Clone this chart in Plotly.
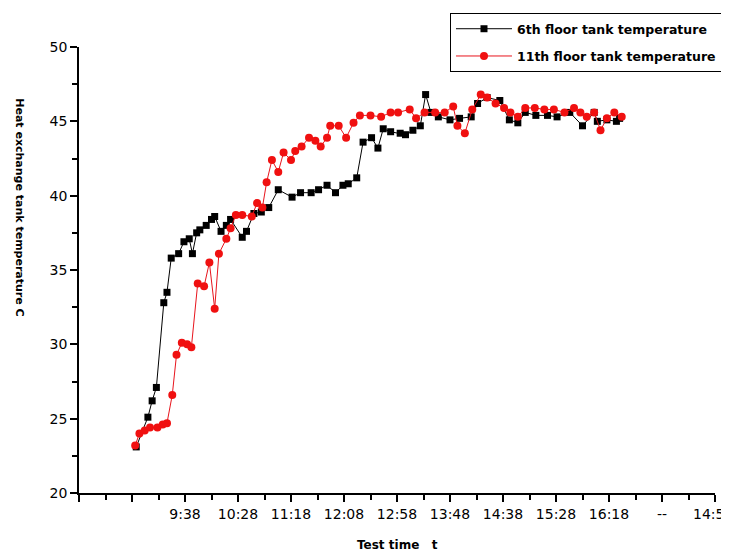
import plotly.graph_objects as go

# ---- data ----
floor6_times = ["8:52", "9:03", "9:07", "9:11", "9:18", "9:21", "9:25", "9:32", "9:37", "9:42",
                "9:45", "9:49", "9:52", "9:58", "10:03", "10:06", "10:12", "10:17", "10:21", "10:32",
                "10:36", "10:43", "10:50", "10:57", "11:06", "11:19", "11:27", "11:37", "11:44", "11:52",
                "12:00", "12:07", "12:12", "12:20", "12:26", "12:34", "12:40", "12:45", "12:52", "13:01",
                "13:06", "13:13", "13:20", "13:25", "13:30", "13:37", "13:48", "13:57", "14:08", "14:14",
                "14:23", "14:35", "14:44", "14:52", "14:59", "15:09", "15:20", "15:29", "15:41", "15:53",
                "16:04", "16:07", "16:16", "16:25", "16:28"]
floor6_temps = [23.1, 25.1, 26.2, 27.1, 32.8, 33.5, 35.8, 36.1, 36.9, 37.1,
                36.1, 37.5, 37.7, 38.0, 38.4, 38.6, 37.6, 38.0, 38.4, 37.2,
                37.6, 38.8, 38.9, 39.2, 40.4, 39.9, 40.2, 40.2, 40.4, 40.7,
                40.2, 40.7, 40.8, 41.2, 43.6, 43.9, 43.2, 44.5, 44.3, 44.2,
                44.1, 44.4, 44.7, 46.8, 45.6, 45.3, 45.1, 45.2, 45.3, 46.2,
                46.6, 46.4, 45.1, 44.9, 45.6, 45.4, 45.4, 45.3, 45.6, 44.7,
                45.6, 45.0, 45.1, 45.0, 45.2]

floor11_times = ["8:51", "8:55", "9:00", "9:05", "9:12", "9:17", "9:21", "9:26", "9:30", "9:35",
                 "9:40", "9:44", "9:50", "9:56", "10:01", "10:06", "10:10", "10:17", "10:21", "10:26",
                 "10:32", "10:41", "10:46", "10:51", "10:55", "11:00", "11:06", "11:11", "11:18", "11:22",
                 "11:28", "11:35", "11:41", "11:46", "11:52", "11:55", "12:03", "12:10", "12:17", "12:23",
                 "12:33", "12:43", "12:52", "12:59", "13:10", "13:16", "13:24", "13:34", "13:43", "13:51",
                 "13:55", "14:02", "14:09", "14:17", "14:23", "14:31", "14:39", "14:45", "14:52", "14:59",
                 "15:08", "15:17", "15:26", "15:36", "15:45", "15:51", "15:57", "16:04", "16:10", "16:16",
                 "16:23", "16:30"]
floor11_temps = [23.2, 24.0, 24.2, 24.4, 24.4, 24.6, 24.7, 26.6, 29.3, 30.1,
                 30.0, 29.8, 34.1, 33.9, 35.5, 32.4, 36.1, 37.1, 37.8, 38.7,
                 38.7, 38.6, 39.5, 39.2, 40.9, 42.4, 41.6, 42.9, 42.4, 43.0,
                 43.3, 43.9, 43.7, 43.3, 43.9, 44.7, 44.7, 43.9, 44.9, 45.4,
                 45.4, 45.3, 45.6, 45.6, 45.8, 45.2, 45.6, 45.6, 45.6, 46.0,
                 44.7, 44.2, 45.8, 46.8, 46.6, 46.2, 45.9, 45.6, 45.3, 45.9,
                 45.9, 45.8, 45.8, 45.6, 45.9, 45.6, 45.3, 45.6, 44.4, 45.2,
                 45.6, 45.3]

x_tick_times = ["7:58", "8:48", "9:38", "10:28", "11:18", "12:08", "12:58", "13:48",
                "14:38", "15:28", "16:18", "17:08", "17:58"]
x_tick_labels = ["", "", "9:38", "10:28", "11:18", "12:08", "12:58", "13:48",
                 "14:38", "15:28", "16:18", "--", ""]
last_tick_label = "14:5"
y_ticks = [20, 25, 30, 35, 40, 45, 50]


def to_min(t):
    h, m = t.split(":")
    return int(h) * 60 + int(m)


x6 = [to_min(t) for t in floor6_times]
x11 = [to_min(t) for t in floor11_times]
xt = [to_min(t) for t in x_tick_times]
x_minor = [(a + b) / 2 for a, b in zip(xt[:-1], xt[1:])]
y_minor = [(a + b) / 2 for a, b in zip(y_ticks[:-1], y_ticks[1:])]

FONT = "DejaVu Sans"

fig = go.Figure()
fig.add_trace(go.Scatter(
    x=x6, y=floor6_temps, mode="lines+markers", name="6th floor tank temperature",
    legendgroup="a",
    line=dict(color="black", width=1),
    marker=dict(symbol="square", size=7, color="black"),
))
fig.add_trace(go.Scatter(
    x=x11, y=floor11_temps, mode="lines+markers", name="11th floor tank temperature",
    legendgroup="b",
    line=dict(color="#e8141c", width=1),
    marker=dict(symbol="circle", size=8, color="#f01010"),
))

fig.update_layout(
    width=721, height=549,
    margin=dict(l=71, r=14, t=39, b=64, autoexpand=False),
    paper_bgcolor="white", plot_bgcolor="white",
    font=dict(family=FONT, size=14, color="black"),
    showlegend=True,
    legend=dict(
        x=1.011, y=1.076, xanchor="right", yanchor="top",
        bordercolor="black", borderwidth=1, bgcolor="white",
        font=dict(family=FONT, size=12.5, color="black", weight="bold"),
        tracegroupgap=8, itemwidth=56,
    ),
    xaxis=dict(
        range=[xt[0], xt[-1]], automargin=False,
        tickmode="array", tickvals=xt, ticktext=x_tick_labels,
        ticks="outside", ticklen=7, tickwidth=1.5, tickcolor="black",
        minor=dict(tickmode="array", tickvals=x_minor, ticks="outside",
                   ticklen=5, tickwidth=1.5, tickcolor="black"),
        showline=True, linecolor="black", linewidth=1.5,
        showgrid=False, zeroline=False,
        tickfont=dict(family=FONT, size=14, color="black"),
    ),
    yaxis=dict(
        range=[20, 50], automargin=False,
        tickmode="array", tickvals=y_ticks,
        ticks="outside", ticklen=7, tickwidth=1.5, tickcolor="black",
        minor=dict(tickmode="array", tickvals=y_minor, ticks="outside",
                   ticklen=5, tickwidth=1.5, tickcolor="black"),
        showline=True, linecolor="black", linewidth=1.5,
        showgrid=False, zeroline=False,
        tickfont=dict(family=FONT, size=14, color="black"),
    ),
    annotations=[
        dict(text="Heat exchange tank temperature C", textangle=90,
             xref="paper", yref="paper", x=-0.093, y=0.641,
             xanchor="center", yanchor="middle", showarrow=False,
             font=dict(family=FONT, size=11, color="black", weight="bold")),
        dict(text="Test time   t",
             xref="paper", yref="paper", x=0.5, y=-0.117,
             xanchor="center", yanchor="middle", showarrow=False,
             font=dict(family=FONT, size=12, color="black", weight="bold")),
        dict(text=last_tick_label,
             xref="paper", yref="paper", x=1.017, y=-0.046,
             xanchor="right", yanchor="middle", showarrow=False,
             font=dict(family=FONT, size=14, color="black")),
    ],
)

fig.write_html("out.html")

──────

◆ **Task details**: Everything from the first line of the listing above through the line that contains "45.6, 45.0, 45.1, 45.0, 45.2]" is to be restated word for word, minus the pictures.

◆ **Answer to the problem**:
Clone this chart in Plotly.
import plotly.graph_objects as go

# ---- data ----
floor6_times = ["8:52", "9:03", "9:07", "9:11", "9:18", "9:21", "9:25", "9:32", "9:37", "9:42",
                "9:45", "9:49", "9:52", "9:58", "10:03", "10:06", "10:12", "10:17", "10:21", "10:32",
                "10:36", "10:43", "10:50", "10:57", "11:06", "11:19", "11:27", "11:37", "11:44", "11:52",
                "12:00", "12:07", "12:12", "12:20", "12:26", "12:34", "12:40", "12:45", "12:52", "13:01",
                "13:06", "13:13", "13:20", "13:25", "13:30", "13:37", "13:48", "13:57", "14:08", "14:14",
                "14:23", "14:35", "14:44", "14:52", "14:59", "15:09", "15:20", "15:29", "15:41", "15:53",
                "16:04", "16:07", "16:16", "16:25", "16:28"]
floor6_temps = [23.1, 25.1, 26.2, 27.1, 32.8, 33.5, 35.8, 36.1, 36.9, 37.1,
                36.1, 37.5, 37.7, 38.0, 38.4, 38.6, 37.6, 38.0, 38.4, 37.2,
                37.6, 38.8, 38.9, 39.2, 40.4, 39.9, 40.2, 40.2, 40.4, 40.7,
                40.2, 40.7, 40.8, 41.2, 43.6, 43.9, 43.2, 44.5, 44.3, 44.2,
                44.1, 44.4, 44.7, 46.8, 45.6, 45.3, 45.1, 45.2, 45.3, 46.2,
                46.6, 46.4, 45.1, 44.9, 45.6, 45.4, 45.4, 45.3, 45.6, 44.7,
                45.6, 45.0, 45.1, 45.0, 45.2]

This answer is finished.